Rupee closes 2021 at 74.29, declines by 1.67% in year
The rupee rose by 13 paise to close at 74.29 against the U.S. dollar on the last trading session of 2021, tracking positive domestic equities amid year-end dollar selling by banks and exporters.
The rupee, however, closed the 2021 year with overall losses of 122 paise or 1.67% due to a rise in crude oil prices and firming up U.S. bond yields amid expectations of rate hike by the U.S. Federal Reserve to rein in inflation. The rupee had closed at 73.07 on December 31, 2020.
The local unit on the last trading day of 2021 opened at 74.35 against the greenback at the interbank foreign exchange market and witnessed an intra-day high of 74.10 and a low of 74.38. It finally settled at 74.29, a rise of 13 paise.

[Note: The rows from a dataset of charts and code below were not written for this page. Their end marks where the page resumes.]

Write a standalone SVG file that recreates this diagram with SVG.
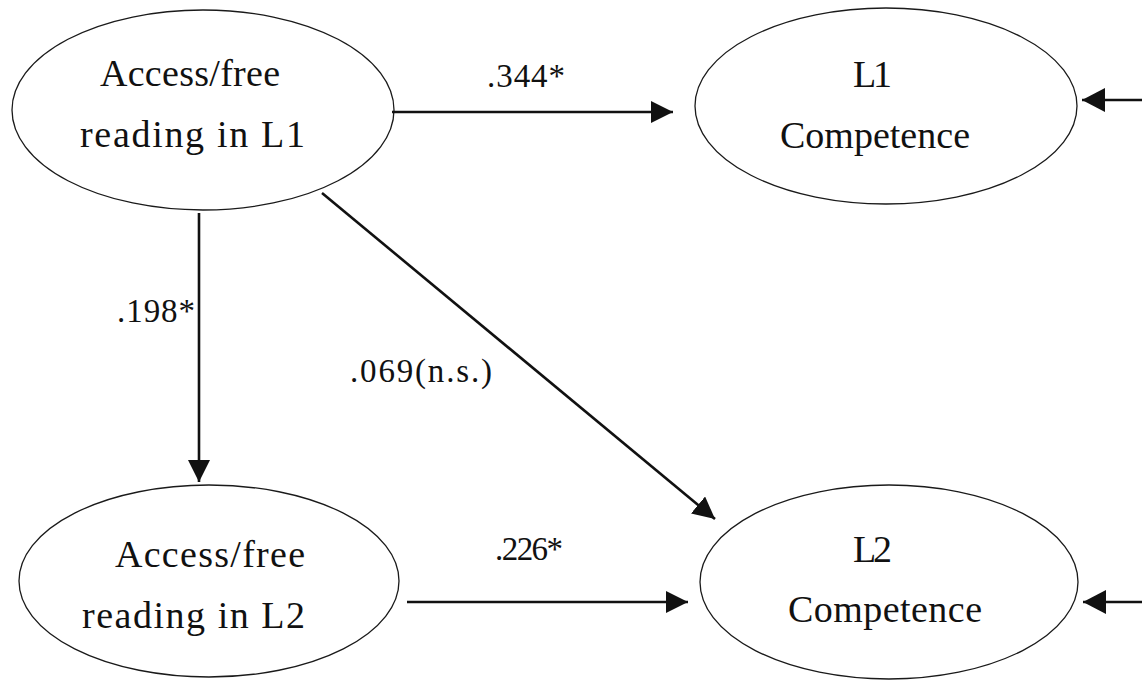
<svg xmlns="http://www.w3.org/2000/svg" width="1142" height="685" viewBox="0 0 1142 685">
<style>
.node ellipse{fill:#fff;stroke:#1a1a1a;stroke-width:1.3}
.t{font-family:"Liberation Serif","Times New Roman",serif;font-size:38px;fill:#111}
.lbl{font-family:"Liberation Serif","Times New Roman",serif;font-size:33px;fill:#111}
.conn path{fill:none;stroke:#111;stroke-width:2.6}
</style>
<defs>
<marker id="ah" markerUnits="userSpaceOnUse" markerWidth="24" markerHeight="24" refX="22" refY="11" orient="auto">
<path d="M0,0 L22,11 L0,22 Z" fill="#111"/>
</marker>
<marker id="ah2" markerUnits="userSpaceOnUse" markerWidth="26" markerHeight="26" refX="23" refY="12" orient="auto">
<path d="M0,0 L23,12 L0,24 Z" fill="#111"/>
</marker>
</defs>
<rect width="1142" height="685" fill="#fff"/>
<g id="n1" class="node">
<ellipse cx="203" cy="110" rx="191" ry="100"/>
<text class="t" x="100" y="86" textLength="180">Access/free</text>
<text class="t" x="80" y="147" textLength="225">reading in L1</text>
</g>
<g id="n2" class="node">
<ellipse cx="886" cy="106" rx="191" ry="98"/>
<text class="t" x="853" y="87" textLength="39">L1</text>
<text class="t" x="780" y="148" textLength="190">Competence</text>
</g>
<g id="n3" class="node">
<ellipse cx="209" cy="581" rx="190" ry="96"/>
<text class="t" x="115" y="567" textLength="190">Access/free</text>
<text class="t" x="82" y="628" textLength="223">reading in L2</text>
</g>
<g id="n4" class="node">
<ellipse cx="889" cy="582" rx="189" ry="97"/>
<text class="t" x="853" y="562" textLength="39">L2</text>
<text class="t" x="788" y="622" textLength="194">Competence</text>
</g>
<g id="connectors" class="conn">
<path d="M392 112 H673" marker-end="url(#ah)"/>
<path d="M407 602 H688" marker-end="url(#ah)"/>
<path d="M199 213 V482" marker-end="url(#ah)"/>
<path d="M322 193 L715 519" marker-end="url(#ah)"/>
<path d="M1142 100 H1082" marker-end="url(#ah2)"/>
<path d="M1142 602 H1083" marker-end="url(#ah2)"/>
</g>
<g id="labels">
<text class="lbl" x="487" y="87" textLength="78">.344*</text>
<text class="lbl" x="495" y="560" textLength="68">.226*</text>
<text class="lbl" x="117" y="322" textLength="78">.198*</text>
<text class="lbl" x="350" y="382" textLength="142">.069(n.s.)</text>
</g>
</svg>
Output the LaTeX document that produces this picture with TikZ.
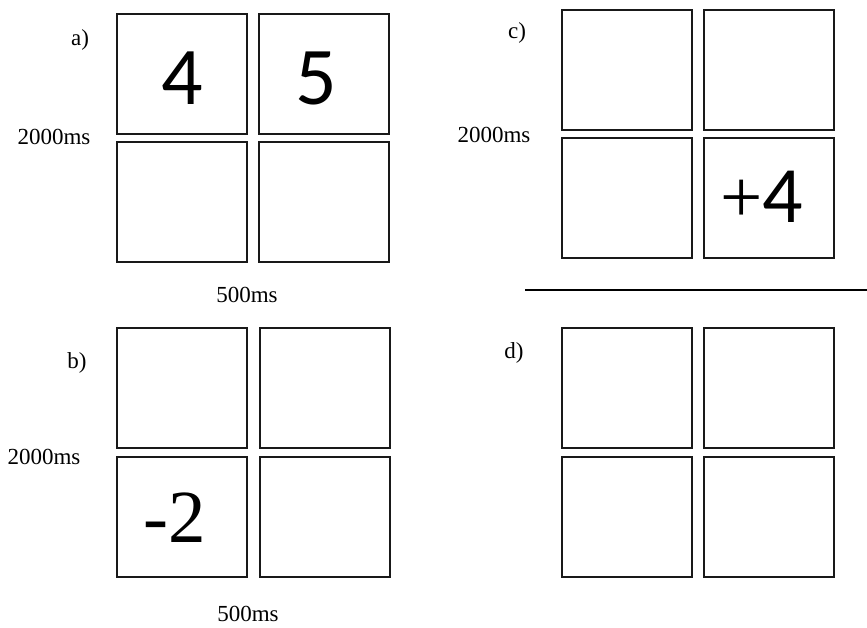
\documentclass[tikz,border=0pt]{standalone}
\usepackage{fontspec}
\setmainfont{Liberation Serif}
\newfontfamily\calib{Carlito}
\begin{document}
\begin{tikzpicture}[x=1pt,y=-1pt,
  cell/.style={draw=black!90, line width=2pt, minimum width=130pt, minimum height=120pt, inner sep=0pt},
  lbl/.style={inner sep=0pt, font=\fontsize{23}{26}\selectfont},
  bigsans/.style={inner sep=0pt, font=\calib\fontsize{82}{90}\selectfont},
  bigserif/.style={inner sep=0pt, font=\fontsize{75}{84}\selectfont}]
\useasboundingbox (0,0) rectangle (867,627);
% panel a
\node[cell] (a11) at (182,74) {};
\node[cell] (a12) at (324,74) {};
\node[cell] (a21) at (182,202) {};
\node[cell] (a22) at (324,202) {};
\node[bigsans] (a4) at (182,78) {4};
\node[bigsans] (a5) at (316,78) {5};
\node[lbl] (alab) at (80,40) {a)};
\node[lbl] (at1) at (54,137) {2000ms};
\node[lbl] (at2) at (247,295) {500ms};
% panel c
\node[cell] (c11) at (626.5,70) {};
\node[cell] (c12) at (768.5,70) {};
\node[cell] (c21) at (626.5,198) {};
\node[cell] (c22) at (768.5,198) {};
\node[inner sep=0pt] (c4) at (762,197) {\fontsize{75}{84}\selectfont +\calib\fontsize{80}{88}\selectfont 4};
\node[lbl] (clab) at (517,33) {c)};
\node[lbl] (ct1) at (494,135) {2000ms};
% separator
\coordinate (sepL) at (525,290);
\coordinate (sepR) at (867,290);
\draw[line width=1.5pt] (sepL) -- (sepR);
% panel b
\node[cell] (b11) at (182,388) {};
\node[cell] (b12) at (324.5,388) {};
\node[cell] (b21) at (182,516.5) {};
\node[cell] (b22) at (324.5,516.5) {};
\node[bigserif] (b2) at (175,518) {-2};
\node[lbl] (blab) at (77,363) {b)};
\node[lbl] (bt1) at (44,457) {2000ms};
\node[lbl] (bt2) at (248,614) {500ms};
% panel d
\node[cell] (d11) at (626.5,388) {};
\node[cell] (d12) at (768.5,388) {};
\node[cell] (d21) at (626.5,516.5) {};
\node[cell] (d22) at (768.5,516.5) {};
\node[lbl] (dlab) at (514,353) {d)};
\end{tikzpicture}
\end{document}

In the previous session, the rupee surged 29 paise to close at a more than one-month high of 74.42 against the U.S. dollar. On a weekly basis, however, the domestic unit registered a gain of 74 paise. This is the second consecutive week of gain for the local unit. The rupee has also registered the first monthly gain in four months.
Traders said the rupee is trading in a narrow range as market participants remained on the sidelines following New Year holidays.
Forex traders are keenly waiting for cues from the Organization of the Petroleum Exporting Countries and its allies, known as OPEC+ meeting outcome in the first week of January 2022.
“Rupee outperformed among Asian currencies this week following weaker dollar index and recovery in risk-on sentiments,” said Dilip Parmar- Research Analyst, HDFC Securities.
Mr. Parmar further noted that the local currency registered second consecutive weekly gain and marked first monthly gain in the last four months, all thanks to foreign fund inflows in primary markets and dollar selling from state-run banks on behalf of exporters.
According to Jateen Trivedi, Senior Research Analyst at LKP Securities, the positive trend in the rupee was backed by gains in the secondary capital market.
With muted dollar prices and good performance in the secondary capital markets helped the rupee. Further, there was no U.S. dollar buying by the RBI or big banks due to the holiday season and this helped the rupee gain momentum from 75.20 to 74.20 in the last week of 2021, Mr. Trivedi said.
On the domestic equity market front, the BSE Sensex ended 459.50 points or 0.80% higher at 58,253.82 while the broader NSE Nifty surged 150.10 points or 0.87% to 17,354.05.
Meanwhile, the dollar index, which measures the greenback’s strength against the basket of six currencies, fell 0.04% to 95.92.
Brent crude futures, the global oil benchmark, fell 0.74% to $78.94 per barrel.
Foreign institutional investors were net sellers in the capital market on Thursday, as they offloaded shares worth ₹986.32 crore, as per exchange data.